**INFORMATION SUPPLIED:**
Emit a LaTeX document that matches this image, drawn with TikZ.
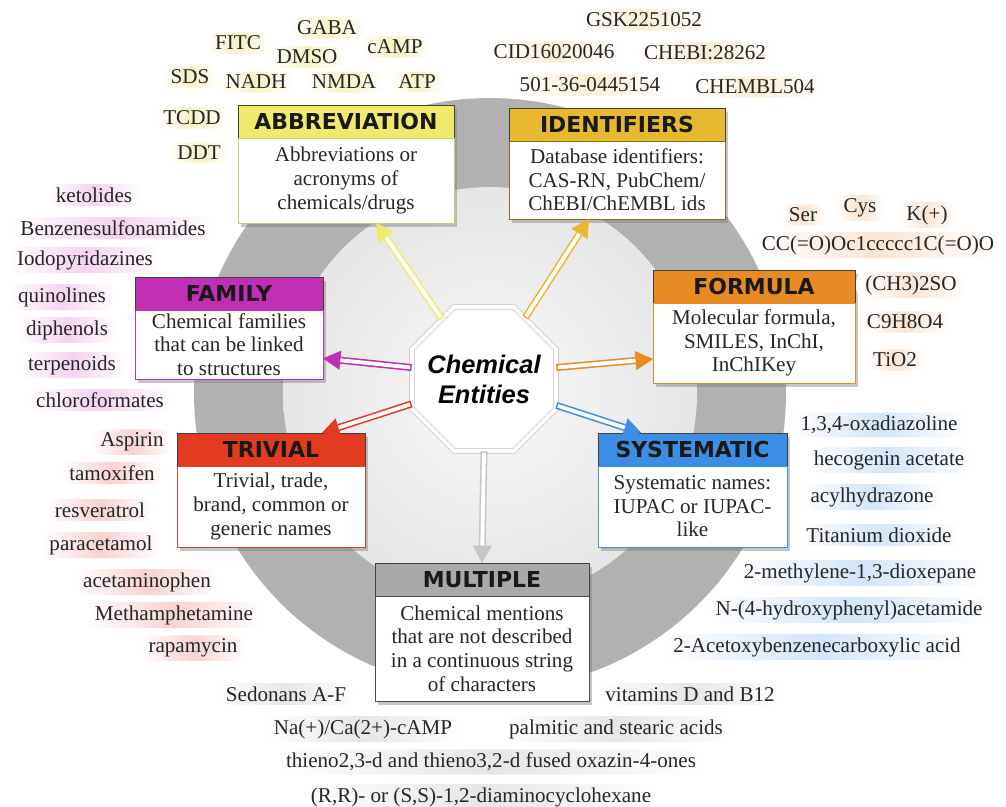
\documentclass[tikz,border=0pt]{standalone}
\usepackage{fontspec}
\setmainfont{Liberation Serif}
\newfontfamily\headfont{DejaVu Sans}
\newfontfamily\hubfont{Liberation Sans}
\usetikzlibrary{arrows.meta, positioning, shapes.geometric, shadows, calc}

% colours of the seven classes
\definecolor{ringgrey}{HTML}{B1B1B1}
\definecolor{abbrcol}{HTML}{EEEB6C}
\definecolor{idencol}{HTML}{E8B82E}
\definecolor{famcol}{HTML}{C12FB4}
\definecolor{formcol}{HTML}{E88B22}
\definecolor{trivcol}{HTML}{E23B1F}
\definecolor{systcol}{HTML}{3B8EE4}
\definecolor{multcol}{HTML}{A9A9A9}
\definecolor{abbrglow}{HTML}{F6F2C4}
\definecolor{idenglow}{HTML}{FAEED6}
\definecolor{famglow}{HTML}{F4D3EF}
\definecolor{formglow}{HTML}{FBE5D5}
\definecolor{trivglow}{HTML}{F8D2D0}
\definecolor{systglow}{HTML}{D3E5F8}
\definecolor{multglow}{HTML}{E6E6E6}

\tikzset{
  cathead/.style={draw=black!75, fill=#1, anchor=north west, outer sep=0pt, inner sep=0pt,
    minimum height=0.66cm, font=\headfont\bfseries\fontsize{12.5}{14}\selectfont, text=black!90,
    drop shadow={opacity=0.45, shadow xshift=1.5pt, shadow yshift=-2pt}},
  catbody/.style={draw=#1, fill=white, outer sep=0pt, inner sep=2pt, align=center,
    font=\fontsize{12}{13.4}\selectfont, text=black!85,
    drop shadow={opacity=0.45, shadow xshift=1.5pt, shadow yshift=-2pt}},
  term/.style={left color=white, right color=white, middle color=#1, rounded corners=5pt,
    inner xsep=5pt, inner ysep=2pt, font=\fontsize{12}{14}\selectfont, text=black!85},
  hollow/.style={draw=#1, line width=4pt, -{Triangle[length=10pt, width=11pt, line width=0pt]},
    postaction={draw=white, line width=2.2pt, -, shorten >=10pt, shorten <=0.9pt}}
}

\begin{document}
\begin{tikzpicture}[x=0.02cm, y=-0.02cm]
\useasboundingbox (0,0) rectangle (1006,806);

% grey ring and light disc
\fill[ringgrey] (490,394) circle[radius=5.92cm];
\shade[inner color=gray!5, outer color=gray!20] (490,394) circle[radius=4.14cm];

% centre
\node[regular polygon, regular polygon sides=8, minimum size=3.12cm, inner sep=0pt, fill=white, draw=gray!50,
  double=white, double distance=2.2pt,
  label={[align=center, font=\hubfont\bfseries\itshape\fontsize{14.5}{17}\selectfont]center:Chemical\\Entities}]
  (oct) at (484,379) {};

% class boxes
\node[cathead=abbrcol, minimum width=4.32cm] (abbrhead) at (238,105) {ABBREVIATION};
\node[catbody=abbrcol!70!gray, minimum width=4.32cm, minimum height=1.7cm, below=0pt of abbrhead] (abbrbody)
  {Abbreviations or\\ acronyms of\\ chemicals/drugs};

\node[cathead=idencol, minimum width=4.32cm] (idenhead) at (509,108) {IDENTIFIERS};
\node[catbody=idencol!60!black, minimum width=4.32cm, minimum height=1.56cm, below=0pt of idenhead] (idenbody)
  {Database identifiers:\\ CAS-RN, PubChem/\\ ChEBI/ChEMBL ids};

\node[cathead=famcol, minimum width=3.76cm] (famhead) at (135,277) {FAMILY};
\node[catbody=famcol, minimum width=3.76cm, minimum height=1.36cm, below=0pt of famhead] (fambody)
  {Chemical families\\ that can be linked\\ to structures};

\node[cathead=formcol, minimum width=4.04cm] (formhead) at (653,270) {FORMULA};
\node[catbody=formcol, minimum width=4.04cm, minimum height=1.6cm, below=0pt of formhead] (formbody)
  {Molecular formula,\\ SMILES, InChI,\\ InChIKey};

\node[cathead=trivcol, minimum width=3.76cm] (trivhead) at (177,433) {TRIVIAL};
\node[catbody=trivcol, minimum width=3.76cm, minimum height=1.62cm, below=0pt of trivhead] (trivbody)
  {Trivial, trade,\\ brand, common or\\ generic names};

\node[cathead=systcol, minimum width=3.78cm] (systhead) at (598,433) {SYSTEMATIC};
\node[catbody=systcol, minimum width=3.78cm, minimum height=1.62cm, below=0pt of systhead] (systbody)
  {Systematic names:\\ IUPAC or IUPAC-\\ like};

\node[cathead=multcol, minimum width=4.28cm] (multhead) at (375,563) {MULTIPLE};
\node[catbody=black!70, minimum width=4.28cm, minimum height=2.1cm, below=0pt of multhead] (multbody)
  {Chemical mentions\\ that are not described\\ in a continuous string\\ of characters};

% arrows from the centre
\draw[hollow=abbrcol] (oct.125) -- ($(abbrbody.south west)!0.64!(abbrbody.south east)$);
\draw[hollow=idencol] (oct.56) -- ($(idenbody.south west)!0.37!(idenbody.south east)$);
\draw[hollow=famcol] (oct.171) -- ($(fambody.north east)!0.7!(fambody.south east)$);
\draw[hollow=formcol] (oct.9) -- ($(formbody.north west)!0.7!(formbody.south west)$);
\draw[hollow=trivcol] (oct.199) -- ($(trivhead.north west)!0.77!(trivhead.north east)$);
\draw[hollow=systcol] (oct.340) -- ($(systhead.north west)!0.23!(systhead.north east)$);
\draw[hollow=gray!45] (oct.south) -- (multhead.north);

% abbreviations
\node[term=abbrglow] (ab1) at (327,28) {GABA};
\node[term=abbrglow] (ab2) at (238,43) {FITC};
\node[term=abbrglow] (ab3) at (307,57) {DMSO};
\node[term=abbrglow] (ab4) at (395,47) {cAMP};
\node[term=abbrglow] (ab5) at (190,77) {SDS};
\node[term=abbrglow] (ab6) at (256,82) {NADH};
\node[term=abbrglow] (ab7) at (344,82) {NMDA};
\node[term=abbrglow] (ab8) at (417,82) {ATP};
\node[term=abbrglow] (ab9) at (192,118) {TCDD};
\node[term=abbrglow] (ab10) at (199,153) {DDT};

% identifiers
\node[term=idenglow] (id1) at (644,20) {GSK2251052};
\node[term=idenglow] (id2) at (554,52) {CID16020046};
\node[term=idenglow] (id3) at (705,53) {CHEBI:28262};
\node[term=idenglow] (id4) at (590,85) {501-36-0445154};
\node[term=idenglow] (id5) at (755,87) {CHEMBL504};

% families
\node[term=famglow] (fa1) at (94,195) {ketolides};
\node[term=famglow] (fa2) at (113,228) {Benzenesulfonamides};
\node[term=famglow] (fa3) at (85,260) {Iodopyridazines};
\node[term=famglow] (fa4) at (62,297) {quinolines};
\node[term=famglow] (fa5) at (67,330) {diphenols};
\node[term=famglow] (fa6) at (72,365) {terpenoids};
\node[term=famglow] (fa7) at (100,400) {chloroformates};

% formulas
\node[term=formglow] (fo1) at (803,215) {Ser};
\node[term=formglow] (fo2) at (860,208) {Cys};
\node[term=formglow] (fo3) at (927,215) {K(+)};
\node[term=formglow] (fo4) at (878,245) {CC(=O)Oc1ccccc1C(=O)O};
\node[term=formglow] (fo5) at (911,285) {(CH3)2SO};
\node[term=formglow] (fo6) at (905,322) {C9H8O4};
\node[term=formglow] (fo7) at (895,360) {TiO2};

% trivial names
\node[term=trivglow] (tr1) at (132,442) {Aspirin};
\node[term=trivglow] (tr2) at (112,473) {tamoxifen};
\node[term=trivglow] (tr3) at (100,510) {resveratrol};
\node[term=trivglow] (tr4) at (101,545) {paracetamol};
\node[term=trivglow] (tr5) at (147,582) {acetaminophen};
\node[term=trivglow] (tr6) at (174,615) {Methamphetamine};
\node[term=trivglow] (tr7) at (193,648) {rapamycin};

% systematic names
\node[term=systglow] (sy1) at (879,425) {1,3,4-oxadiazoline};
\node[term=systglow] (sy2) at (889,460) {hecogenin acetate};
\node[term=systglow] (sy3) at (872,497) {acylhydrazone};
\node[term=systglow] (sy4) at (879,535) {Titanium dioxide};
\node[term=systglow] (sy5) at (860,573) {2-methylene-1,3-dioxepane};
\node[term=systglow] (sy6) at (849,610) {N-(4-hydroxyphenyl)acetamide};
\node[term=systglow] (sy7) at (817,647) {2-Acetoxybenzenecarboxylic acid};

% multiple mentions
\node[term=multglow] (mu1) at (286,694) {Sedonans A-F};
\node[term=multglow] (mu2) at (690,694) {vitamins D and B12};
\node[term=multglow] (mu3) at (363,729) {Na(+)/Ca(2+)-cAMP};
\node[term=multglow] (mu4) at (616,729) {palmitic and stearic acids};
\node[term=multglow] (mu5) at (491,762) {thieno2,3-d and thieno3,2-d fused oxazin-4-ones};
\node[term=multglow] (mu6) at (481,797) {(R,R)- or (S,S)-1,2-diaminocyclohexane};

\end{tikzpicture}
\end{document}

**BRIEF:** Repeat, with no pictures, each line from the beginning of the data through the line containing "color=gray!20] (490,394) circle[radius=4.14cm];", inclusive.

**CORRECT OUTPUT:**
Emit a LaTeX document that matches this image, drawn with TikZ.
\documentclass[tikz,border=0pt]{standalone}
\usepackage{fontspec}
\setmainfont{Liberation Serif}
\newfontfamily\headfont{DejaVu Sans}
\newfontfamily\hubfont{Liberation Sans}
\usetikzlibrary{arrows.meta, positioning, shapes.geometric, shadows, calc}

% colours of the seven classes
\definecolor{ringgrey}{HTML}{B1B1B1}
\definecolor{abbrcol}{HTML}{EEEB6C}
\definecolor{idencol}{HTML}{E8B82E}
\definecolor{famcol}{HTML}{C12FB4}
\definecolor{formcol}{HTML}{E88B22}
\definecolor{trivcol}{HTML}{E23B1F}
\definecolor{systcol}{HTML}{3B8EE4}
\definecolor{multcol}{HTML}{A9A9A9}
\definecolor{abbrglow}{HTML}{F6F2C4}
\definecolor{idenglow}{HTML}{FAEED6}
\definecolor{famglow}{HTML}{F4D3EF}
\definecolor{formglow}{HTML}{FBE5D5}
\definecolor{trivglow}{HTML}{F8D2D0}
\definecolor{systglow}{HTML}{D3E5F8}
\definecolor{multglow}{HTML}{E6E6E6}

\tikzset{
  cathead/.style={draw=black!75, fill=#1, anchor=north west, outer sep=0pt, inner sep=0pt,
    minimum height=0.66cm, font=\headfont\bfseries\fontsize{12.5}{14}\selectfont, text=black!90,
    drop shadow={opacity=0.45, shadow xshift=1.5pt, shadow yshift=-2pt}},
  catbody/.style={draw=#1, fill=white, outer sep=0pt, inner sep=2pt, align=center,
    font=\fontsize{12}{13.4}\selectfont, text=black!85,
    drop shadow={opacity=0.45, shadow xshift=1.5pt, shadow yshift=-2pt}},
  term/.style={left color=white, right color=white, middle color=#1, rounded corners=5pt,
    inner xsep=5pt, inner ysep=2pt, font=\fontsize{12}{14}\selectfont, text=black!85},
  hollow/.style={draw=#1, line width=4pt, -{Triangle[length=10pt, width=11pt, line width=0pt]},
    postaction={draw=white, line width=2.2pt, -, shorten >=10pt, shorten <=0.9pt}}
}

\begin{document}
\begin{tikzpicture}[x=0.02cm, y=-0.02cm]
\useasboundingbox (0,0) rectangle (1006,806);

% grey ring and light disc
\fill[ringgrey] (490,394) circle[radius=5.92cm];
\shade[inner color=gray!5, outer color=gray!20] (490,394) circle[radius=4.14cm];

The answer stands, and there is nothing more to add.